In February, I will head to Nigeria to shoot the first episodes to actually take place on the continent. We will be following the stories of Kola Oyeneyin an activist who is fighting for more transparency from the Nigerian government, and E. Kelly a music producer who is mastering his craft despite the lack of infrastructure, and brining young musicians along for the ride. This will be the first full episodes, with the ambition to head back to the continent, and shoot stories in other countries.
Africa is a growing force to be reckoned with. As young people return back from the diaspora, and democracies become more stable, the former image of the “Hopeless Continent” is in desperate need of shedding. My Africa Is seeks to change the perception of the continent, by showing it through the eyes of young Africans living in the real Africa every day. By showing stories of hope and success, the series aims to inspire youth all over the world to think differently about change and promote sustainable solutions. We believe that My Africa Is can play a role in encouraging trade, investment, and tourism on the continent. From recent events and with the controversy surrounding #Kony2012, it is clear that the world is ready to hear about a different Africa, and we would like to share that story.
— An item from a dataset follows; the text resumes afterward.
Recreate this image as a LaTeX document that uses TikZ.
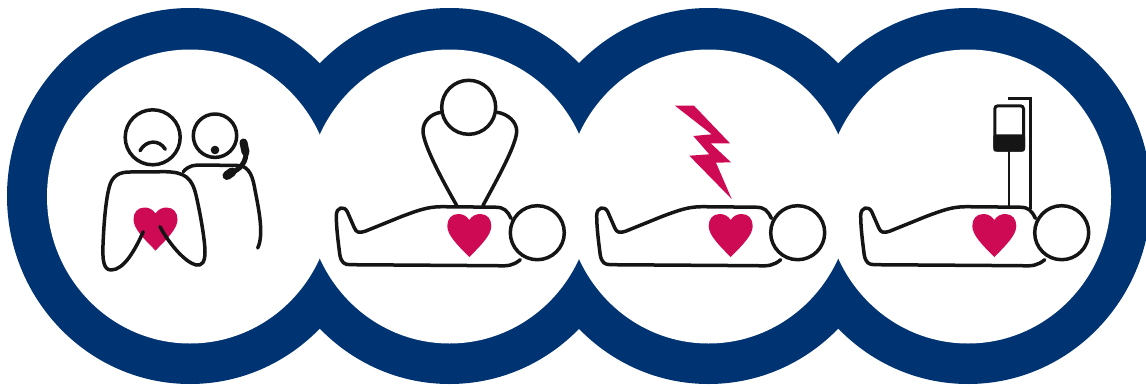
\documentclass[tikz,border=0pt]{standalone}
\definecolor{ringblue}{HTML}{003372}
\definecolor{heartred}{HTML}{CF0A55}
\definecolor{ink}{HTML}{151515}
\tikzset{
  figline/.style={draw=ink,line width=3.5pt,line cap=round,line join=round},
  headfill/.style={figline,fill=white},
  heartshape/.pic={
    \fill[heartred] (0,6) .. controls (3,1.5) and (7,0) .. (11,0)
      .. controls (18,0) and (22,5) .. (22,12)
      .. controls (22,21) and (12,31) .. (0,43)
      .. controls (-12,31) and (-22,21) .. (-22,12)
      .. controls (-22,5) and (-18,0) .. (-11,0)
      .. controls (-7,0) and (-3,1.5) .. (0,6) -- cycle;
  },
  lyingfigure/.pic={
    \draw[figline] (-26.3,-14.3) .. controls (-30,-22) and (-33,-25.5) .. (-42,-25.5)
      -- (-95.7,-26) .. controls (-110,-26) and (-120,-22) .. (-135,-16.5)
      -- (-172,-1.5) .. controls (-178,0.5) and (-181,0) .. (-183,-5)
      -- (-190,-21) .. controls (-193,-27) and (-201,-26) .. (-201,-17)
      .. controls (-201,-5) and (-199,10) .. (-197.5,22)
      .. controls (-196,30) and (-193,32) .. (-187,32)
      -- (-40,33) .. controls (-30,33.5) and (-24,33) .. (-17,27);
    \draw[headfill] (0,0) circle[radius=27];
  }
}
\begin{document}
\begin{tikzpicture}[x=1pt,y=-1pt]
\useasboundingbox (0,0) rectangle (1146,386);
\clip (0,0) rectangle (1146,386);
% rings
\foreach \cx in {190,449.5,708.5,968}
  \fill[ringblue] (\cx,196) ellipse[x radius=183,y radius=188];
\foreach \cx in {190,449.5,708.5,968}
  \fill[white] (\cx,196.5) ellipse[x radius=143,y radius=147];
% hearts
\pic at (155.5,207.5) {heartshape};
\pic at (469.3,214) {heartshape};
\pic at (730.7,214) {heartshape};
\pic at (994.3,214) {heartshape};
% panel 1: bystander and caller
\draw[figline] (152.7,137.3) circle[radius=27.5];
\draw[figline] (140,150.7) .. controls (146,140) and (159,139) .. (165.3,149.3);
\draw[figline] (215,135.7) circle[radius=21.7];
\fill[ink] (215,150) circle[radius=4.3];
\draw[figline] (183.3,171.7) .. controls (189,165) and (195,165) .. (202,165)
  -- (238,165.5) .. controls (250,166) and (253,178) .. (255,190)
  .. controls (259,210) and (264,235) .. (257.7,248);
\draw[figline] (143.3,231.7) .. controls (135,250) and (124,270) .. (111,270)
  .. controls (103,270) and (102.5,258) .. (103,245)
  .. controls (104,220) and (106,200) .. (109,188)
  .. controls (112,175) and (120,172) .. (130,172)
  -- (165,171.7) .. controls (185,172) and (192,178) .. (196,195)
  .. controls (200,212) and (205,240) .. (205,252)
  .. controls (205,262) and (202,266) .. (196,265)
  .. controls (185,262) and (170,245) .. (160,226.7);
% handset
\draw[ink,line width=8pt,line cap=round] (243.5,142.5) -- (245.5,152);
\draw[ink,line width=5pt] (246,150) .. controls (247,162) and (240,170) .. (230,173);
\draw[ink,line width=9pt,line cap=round] (227,175.5) -- (232,172);
% panel 2: compressions
\pic at (537.3,232.7) {lyingfigure};
\draw[figline] (440.7,112.3) .. controls (430,114) and (423,122) .. (423,131)
  .. controls (423,145) and (445,185) .. (456.7,205.5);
\draw[figline] (497.3,112.3) .. controls (508,114) and (516.7,122) .. (516.7,131)
  .. controls (516.7,145) and (495,183) .. (483,205.5);
\draw[headfill] (468.7,107.3) circle[radius=27];
% panel 3: shock
\pic at (797.7,232.7) {lyingfigure};
\fill[heartred] (675,105.7) -- (694,105.7) -- (730,143.3) -- (710.7,143.3)
  -- (731,162.3) -- (716,162.7) -- (731.7,199) -- (689.3,155.7) -- (709.3,154.3)
  -- (693.3,136) -- (711.7,134.3) -- cycle;
% panel 4: infusion
\pic at (1061.7,232.7) {lyingfigure};
\draw[ink,line width=2pt] (1009,151) -- (1009,207);
\draw[ink,line width=3pt] (1008.3,98.8) -- (1030.3,98.8) -- (1030.3,209);
\draw[ink,line width=3pt,rounded corners=3pt,fill=white] (994.8,105.8) rectangle (1023.5,150.2);
\fill[ink,rounded corners=2.5pt] (993.3,151.7) -- (993.3,134.3) -- (1025,134.3) -- (1025,151.7) -- cycle;
\end{tikzpicture}
\end{document}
As an African woman living in the United States, I have always found myself defending my continent by sharing stories of my experiences, which are so different from what is in the news. After a while I started believing mainstream media and it wasn’t until I started writing stories for Afripopmag.com and returned to Nigeria in the fall of 2010, to work on Vote or Quench, that I realized why I was always proud of my country, and to be African. I found my peers who had chosen to remain in Africa and create new business ventures, or sustainable initiatives to bring change to their communities. They were not waiting for handouts from foreign aid. They inspired me to share their stories, through film, showing a new angle of Africa. This is not an attempt to gloss over the challenges that Africa faces, but rather to show how young people are rising above them every day.